--- start ---

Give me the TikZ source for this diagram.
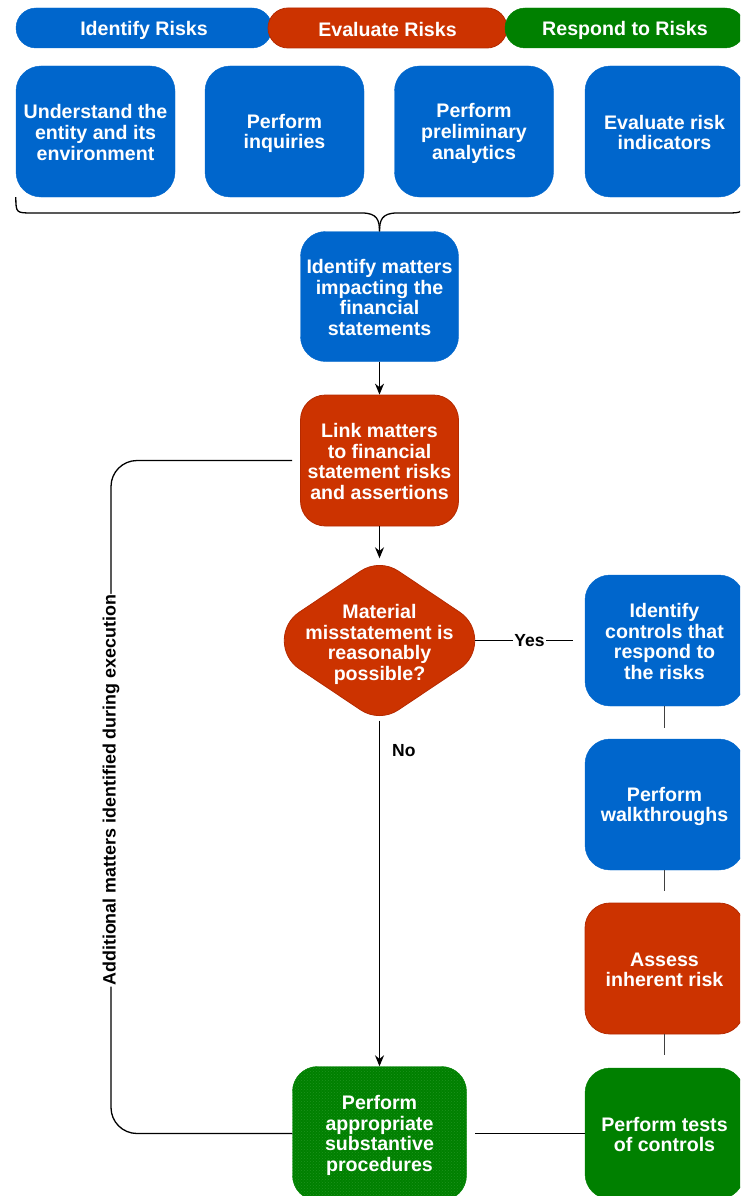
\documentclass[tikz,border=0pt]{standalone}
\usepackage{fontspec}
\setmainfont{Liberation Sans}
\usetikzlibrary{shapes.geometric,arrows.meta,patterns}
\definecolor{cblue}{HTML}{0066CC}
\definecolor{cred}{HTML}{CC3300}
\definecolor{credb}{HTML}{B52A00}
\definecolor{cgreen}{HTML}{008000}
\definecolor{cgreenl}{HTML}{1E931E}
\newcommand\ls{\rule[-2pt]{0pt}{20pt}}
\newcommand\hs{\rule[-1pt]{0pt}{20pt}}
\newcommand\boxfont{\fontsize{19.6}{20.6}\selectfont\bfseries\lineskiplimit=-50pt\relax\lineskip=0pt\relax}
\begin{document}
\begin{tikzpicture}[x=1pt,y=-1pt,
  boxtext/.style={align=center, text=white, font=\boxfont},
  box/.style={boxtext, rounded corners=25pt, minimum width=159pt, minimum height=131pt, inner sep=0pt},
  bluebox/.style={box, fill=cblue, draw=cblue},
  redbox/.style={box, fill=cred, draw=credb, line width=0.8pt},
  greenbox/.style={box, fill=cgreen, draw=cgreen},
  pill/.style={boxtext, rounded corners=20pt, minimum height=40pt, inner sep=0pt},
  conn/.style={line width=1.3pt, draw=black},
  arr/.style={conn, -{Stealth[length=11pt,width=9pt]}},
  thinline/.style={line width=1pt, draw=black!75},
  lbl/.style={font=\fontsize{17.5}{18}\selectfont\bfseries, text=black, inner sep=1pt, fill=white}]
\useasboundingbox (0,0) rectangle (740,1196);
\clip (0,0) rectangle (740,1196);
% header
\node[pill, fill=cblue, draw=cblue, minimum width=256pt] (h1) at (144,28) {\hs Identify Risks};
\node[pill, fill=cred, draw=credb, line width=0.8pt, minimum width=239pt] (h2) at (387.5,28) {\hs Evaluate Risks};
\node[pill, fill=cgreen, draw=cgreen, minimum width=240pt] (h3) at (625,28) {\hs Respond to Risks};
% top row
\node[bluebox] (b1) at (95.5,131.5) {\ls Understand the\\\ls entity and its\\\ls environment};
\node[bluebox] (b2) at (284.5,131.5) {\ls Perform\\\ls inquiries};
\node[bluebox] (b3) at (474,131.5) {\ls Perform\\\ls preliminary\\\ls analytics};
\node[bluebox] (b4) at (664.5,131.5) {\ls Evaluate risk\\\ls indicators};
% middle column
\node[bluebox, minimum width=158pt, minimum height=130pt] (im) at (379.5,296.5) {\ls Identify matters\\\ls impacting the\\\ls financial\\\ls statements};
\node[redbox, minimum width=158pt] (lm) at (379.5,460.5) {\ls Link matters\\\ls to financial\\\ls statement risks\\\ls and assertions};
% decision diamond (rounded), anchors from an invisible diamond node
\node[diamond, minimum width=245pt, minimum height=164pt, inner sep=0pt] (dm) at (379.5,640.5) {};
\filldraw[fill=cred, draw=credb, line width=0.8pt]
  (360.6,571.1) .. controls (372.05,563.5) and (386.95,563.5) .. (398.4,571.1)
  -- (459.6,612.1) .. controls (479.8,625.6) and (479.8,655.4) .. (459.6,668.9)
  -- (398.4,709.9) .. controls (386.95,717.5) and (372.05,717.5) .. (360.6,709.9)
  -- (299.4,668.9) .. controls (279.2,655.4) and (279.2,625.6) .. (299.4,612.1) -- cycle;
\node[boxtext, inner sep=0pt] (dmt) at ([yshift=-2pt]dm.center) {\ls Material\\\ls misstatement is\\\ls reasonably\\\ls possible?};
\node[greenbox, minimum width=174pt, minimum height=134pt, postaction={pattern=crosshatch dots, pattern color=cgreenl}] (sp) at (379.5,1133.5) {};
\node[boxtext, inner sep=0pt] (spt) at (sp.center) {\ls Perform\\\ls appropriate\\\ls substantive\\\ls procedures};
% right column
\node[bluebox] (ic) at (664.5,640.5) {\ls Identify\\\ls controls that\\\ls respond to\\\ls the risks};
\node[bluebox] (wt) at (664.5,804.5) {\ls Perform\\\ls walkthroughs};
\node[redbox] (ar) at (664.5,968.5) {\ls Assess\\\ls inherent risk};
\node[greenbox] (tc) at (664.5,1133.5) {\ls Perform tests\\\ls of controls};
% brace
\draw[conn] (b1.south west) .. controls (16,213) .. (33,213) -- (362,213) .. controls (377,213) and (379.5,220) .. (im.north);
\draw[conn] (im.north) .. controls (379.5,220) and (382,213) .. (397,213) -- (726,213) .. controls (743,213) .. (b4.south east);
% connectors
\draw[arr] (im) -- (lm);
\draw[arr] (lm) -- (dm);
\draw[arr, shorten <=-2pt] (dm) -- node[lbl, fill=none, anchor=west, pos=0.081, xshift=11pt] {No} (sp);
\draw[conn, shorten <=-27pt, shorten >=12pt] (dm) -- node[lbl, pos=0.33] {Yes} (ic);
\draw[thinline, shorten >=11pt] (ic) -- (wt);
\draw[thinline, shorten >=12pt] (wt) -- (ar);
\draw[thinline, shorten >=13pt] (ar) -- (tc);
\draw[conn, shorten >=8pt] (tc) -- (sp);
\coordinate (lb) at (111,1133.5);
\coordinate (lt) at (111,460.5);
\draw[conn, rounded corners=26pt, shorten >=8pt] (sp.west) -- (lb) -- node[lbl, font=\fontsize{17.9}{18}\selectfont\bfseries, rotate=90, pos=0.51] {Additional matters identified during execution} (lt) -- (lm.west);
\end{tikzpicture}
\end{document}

--- end ---
--- start ---

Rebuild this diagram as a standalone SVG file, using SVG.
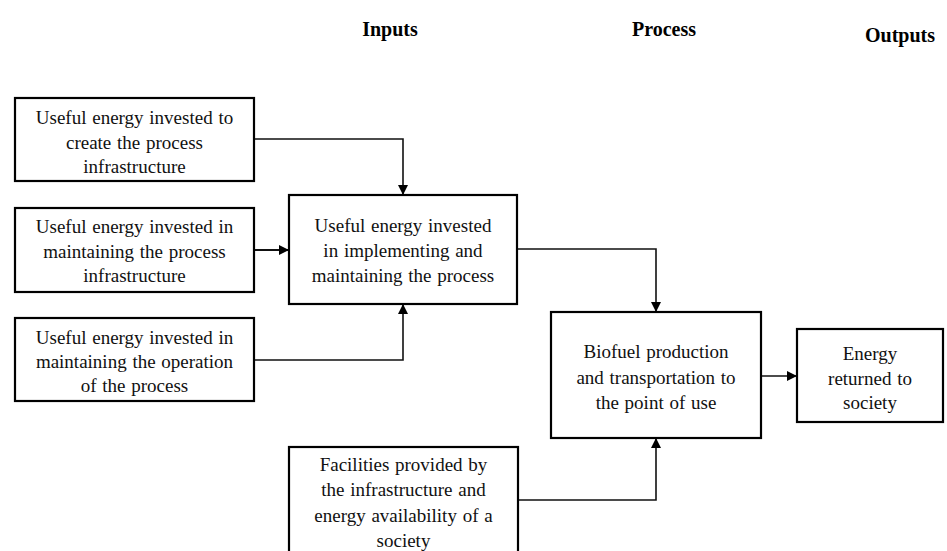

--- end ---

Short problem
Show the lines that mention the word "standalone".

Complete response
\documentclass[tikz,border=0pt]{standalone}
Rebuild this diagram as a standalone SVG file, using SVG.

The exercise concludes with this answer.